**JOB:** Retype nothing but the lines from the start of the material up to and including the line with "idx = list(range(len(months)))". Pictures don't belong in the copy.

^^^^

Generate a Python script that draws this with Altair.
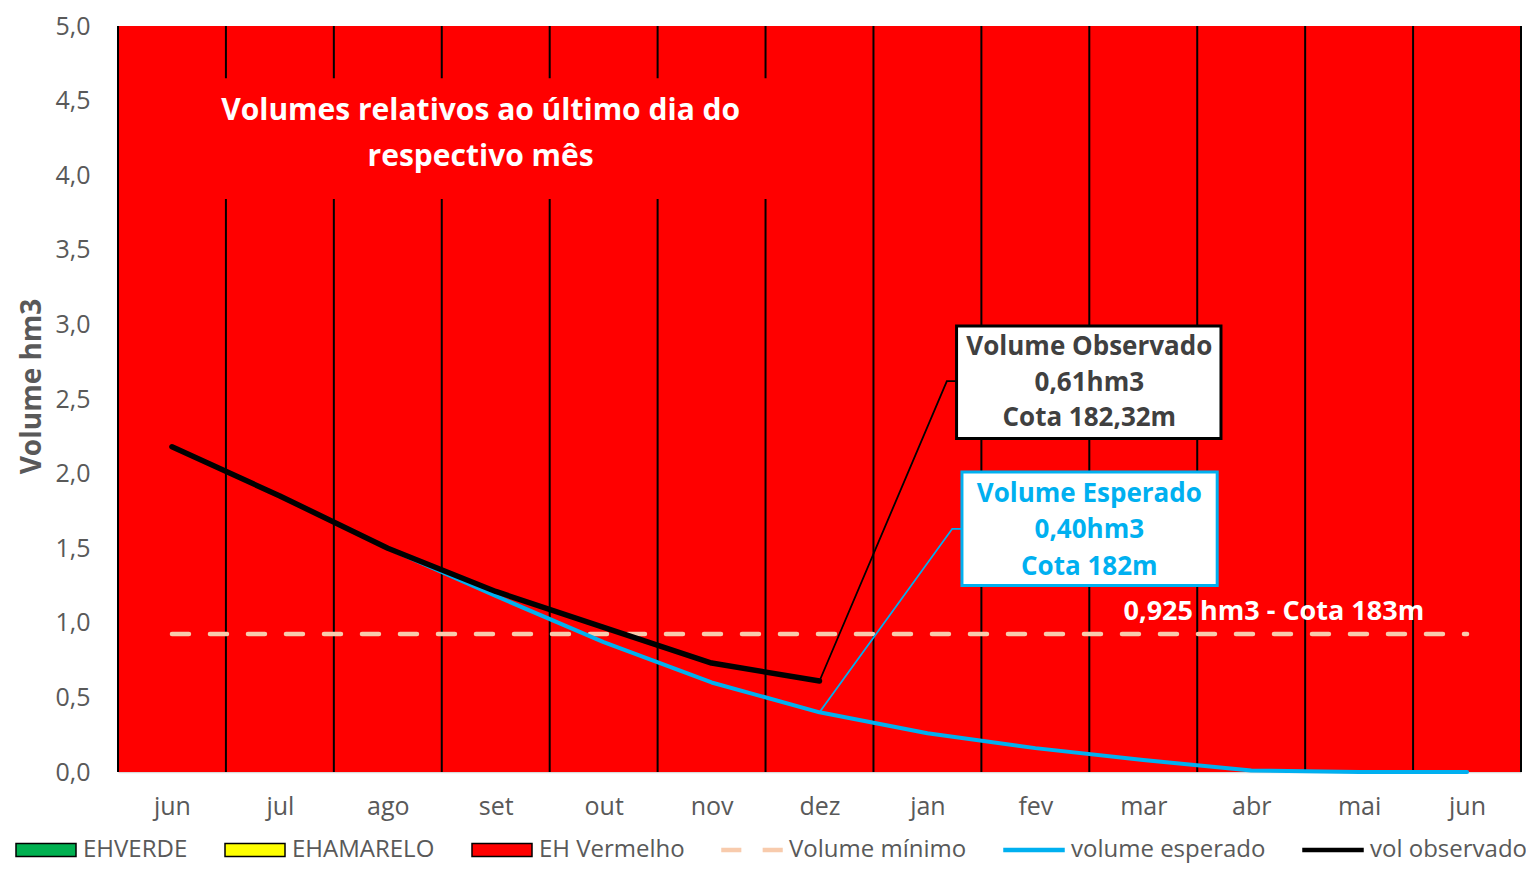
import json
import altair as alt
import pandas as pd

# ---------------- data ----------------
months = ["jun", "jul", "ago", "set", "out", "nov", "dez",
          "jan", "fev", "mar", "abr", "mai", "jun"]
idx = list(range(len(months)))

eh_verde = [0.0] * 13
eh_amarelo = [0.0] * 13
eh_vermelho = [5.0] * 13
vol_minimo = [0.925] * 13
vol_esperado = [2.18, 1.85, 1.50, 1.18, 0.87, 0.60, 0.40, 0.26, 0.16, 0.08, 0.01, 0.0, 0.0]
vol_observado = [2.18, 1.85, 1.50, 1.21, 0.97, 0.73, 0.61]

y_ticks = [0, 0.5, 1, 1.5, 2, 2.5, 3, 3.5, 4, 4.5, 5]

legend_names = ["EHVERDE", "EHAMARELO", "EH Vermelho", "Volume mínimo",
                "volume esperado", "vol observado"]
legend_fill = ["#00B050", "#FFFF00", "#FF0000", "#F8CBAD", "#00B0F0", "#000000"]
legend_stroke = ["#000000", "#000000", "#000000", "#F8CBAD", "#00B0F0", "#000000"]
BOX = "M-1,-0.22H1V0.22H-1Z"
LINE = "M-1,-0.05H1V0.05H-1Z"
DASH = "M-1,-0.05H-0.38V0.05H-1Z M0.38,-0.05H1V0.05H0.38Z"
legend_shapes = [BOX, BOX, BOX, DASH, LINE, LINE]

# annotation texts (data coordinates)
ann_text = ["Volumes relativos ao último dia do", "respectivo mês",
            "Volume Observado", "0,61hm3", "Cota 182,32m",
            "Volume Esperado", "0,40hm3", "Cota 182m",
            "0,925 hm3 - Cota 183m"]
ann_x = [2.86, 2.86, 8.5, 8.5, 8.5, 8.5, 8.5, 8.5, 10.21]
ann_y = [4.43, 4.125, 2.85, 2.61, 2.37, 1.86, 1.62, 1.375, 1.07]
ann_color = ["#FFFFFF", "#FFFFFF", "#404040", "#404040", "#404040",
             "#00B0F0", "#00B0F0", "#00B0F0", "#FFFFFF"]
ann_size = [30, 30, 26, 26, 26, 26, 26, 26, 27]

# boxes: title cover, observed box, expected box
box_x0 = [0.30, 7.27, 7.32]
box_x1 = [5.70, 9.72, 9.685]
box_y0 = [3.84, 2.236, 1.25]
box_y1 = [4.65, 2.99, 2.01]
box_fill = ["#FF0000", "#FFFFFF", "#FFFFFF"]
box_stroke = ["#FF0000", "#000000", "#00B0F0"]
box_sw = [0, 3, 3]

# leader lines
lead_group = ["obs", "obs", "obs", "esp", "esp", "esp"]
lead_x = [6.0, 7.18, 7.27, 6.0, 7.23, 7.32]
lead_y = [0.61, 2.62, 2.62, 0.40, 1.63, 1.63]
lead_color = ["#000000"] * 3 + ["#00B0F0"] * 3
lead_order = [0, 1, 2, 0, 1, 2]

# ---------------- frames ----------------
FONT = "Open Sans"
GRAY = "#595959"

df_bar = pd.DataFrame({"x0": [i - 0.5 for i in idx], "x1": [i + 0.5 for i in idx],
                       "y1": [a + b + c for a, b, c in zip(eh_verde, eh_amarelo, eh_vermelho)],
                       "y0": [a + b for a, b in zip(eh_verde, eh_amarelo)]})
df_rule = pd.DataFrame({"x": [i - 0.5 for i in idx] + [idx[-1] + 0.5],
                        "y0": 0.0, "y1": 5.0})
df_min = pd.DataFrame({"x": idx, "y": vol_minimo})
df_esp = pd.DataFrame({"x": idx, "y": vol_esperado})
df_obs = pd.DataFrame({"x": idx[:len(vol_observado)], "y": vol_observado})
df_ann = pd.DataFrame({"t": ann_text, "x": ann_x, "y": ann_y, "c": ann_color, "s": ann_size})
df_box = pd.DataFrame({"x0": box_x0, "x1": box_x1, "y0": box_y0, "y1": box_y1,
                       "f": box_fill, "st": box_stroke, "sw": box_sw})
df_lead = pd.DataFrame({"g": lead_group, "x": lead_x, "y": lead_y, "c": lead_color, "o": lead_order})
df_leg = pd.DataFrame({"name": legend_names, "x": 6.0, "y": 2.5})

xscale = alt.Scale(domain=[-0.5, 12.5], nice=False, zero=False)
yscale = alt.Scale(domain=[0, 5], nice=False, zero=True)
label_expr = json.dumps(months) + "[datum.value]"
xaxis = alt.Axis(values=idx, labelExpr=label_expr, title=None, grid=False, ticks=False,
                 domain=True, domainColor="#D9D9D9", domainWidth=1.5,
                 labelFont=FONT, labelFontSize=25, labelColor=GRAY, labelPadding=22)
yaxis = alt.Axis(values=y_ticks, labelExpr="replace(format(datum.value, '.1f'), '.', ',')",
                 title="Volume hm3", grid=False, ticks=False, domain=False,
                 labelFont=FONT, labelFontSize=25, labelColor=GRAY, labelPadding=28,
                 titleFont=FONT, titleFontSize=28, titleFontWeight="bold", titleColor=GRAY,
                 titlePadding=8, titleY=360)


def X(f):
    return alt.X(f, type="quantitative", scale=xscale, axis=xaxis)


def Y(f):
    return alt.Y(f, type="quantitative", scale=yscale, axis=yaxis)


legend_layer = alt.Chart(df_leg).mark_point(filled=True, size=3600, strokeWidth=1.5,
                                            opacity=1).encode(
    x=X("x"), y=Y("y"),
    fill=alt.Fill("name:N", scale=alt.Scale(domain=legend_names, range=legend_fill),
                  legend=alt.Legend(title=None)),
    stroke=alt.Stroke("name:N", scale=alt.Scale(domain=legend_names, range=legend_stroke),
                      legend=alt.Legend(title=None)),
    shape=alt.Shape("name:N", scale=alt.Scale(domain=legend_names, range=legend_shapes),
                    legend=alt.Legend(title=None)),
)

bars = alt.Chart(df_bar).mark_rect(color="#FF0000").encode(
    x=X("x0"), x2="x1", y=Y("y0"), y2="y1")

rules = alt.Chart(df_rule).mark_rule(color="#000000", strokeWidth=2).encode(
    x=X("x"), y=Y("y0"), y2="y1")

boxes = alt.Chart(df_box).mark_rect().encode(
    x=X("x0"), x2="x1", y=Y("y0"), y2="y1",
    fill=alt.Fill("f:N", scale=None), stroke=alt.Stroke("st:N", scale=None),
    strokeWidth=alt.StrokeWidth("sw:Q", scale=None))

min_line = alt.Chart(df_min).mark_line(color="#F8CBAD", strokeWidth=4.5, strokeDash=[17, 21],
                                       strokeCap="round").encode(x=X("x"), y=Y("y"))
esp_line = alt.Chart(df_esp).mark_line(color="#00B0F0", strokeWidth=4, strokeCap="round",
                                       strokeJoin="round").encode(x=X("x"), y=Y("y"))
obs_line = alt.Chart(df_obs).mark_line(color="#000000", strokeWidth=5.5, strokeCap="round",
                                       strokeJoin="round").encode(x=X("x"), y=Y("y"))

leaders = alt.Chart(df_lead).mark_line(strokeWidth=1.8).encode(
    x=X("x"), y=Y("y"), detail="g:N", order="o:Q",
    stroke=alt.Stroke("c:N", scale=None))

texts = alt.Chart(df_ann).mark_text(font=FONT, fontWeight="bold", align="center",
                                    baseline="middle").encode(
    x=X("x"), y=Y("y"), text="t:N",
    color=alt.Color("c:N", scale=None), size=alt.Size("s:Q", scale=None))

chart = alt.layer(
    legend_layer, bars, rules, min_line, esp_line, obs_line, leaders, boxes, texts
).properties(
    width=1403, height=746,
    padding={"left": 110, "top": 18, "right": 5, "bottom": 93},
    autosize=alt.AutoSizeParams(type="none"),
).configure_view(stroke=None).configure_legend(
    orient="none", legendX=-103, legendY=793, direction="horizontal", columns=6,
    labelFont=FONT, labelFontSize=24, labelColor=GRAY, labelOffset=6, columnPadding=34,
    symbolSize=3600, symbolStrokeWidth=1.5, symbolOpacity=1, padding=0, labelLimit=400,
)

chart.save("out.html", embed_options={"renderer": "svg", "actions": False})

^^^^

**TASK OUTPUT:**
Generate a Python script that draws this with Altair.
import json
import altair as alt
import pandas as pd

# ---------------- data ----------------
months = ["jun", "jul", "ago", "set", "out", "nov", "dez",
          "jan", "fev", "mar", "abr", "mai", "jun"]
idx = list(range(len(months)))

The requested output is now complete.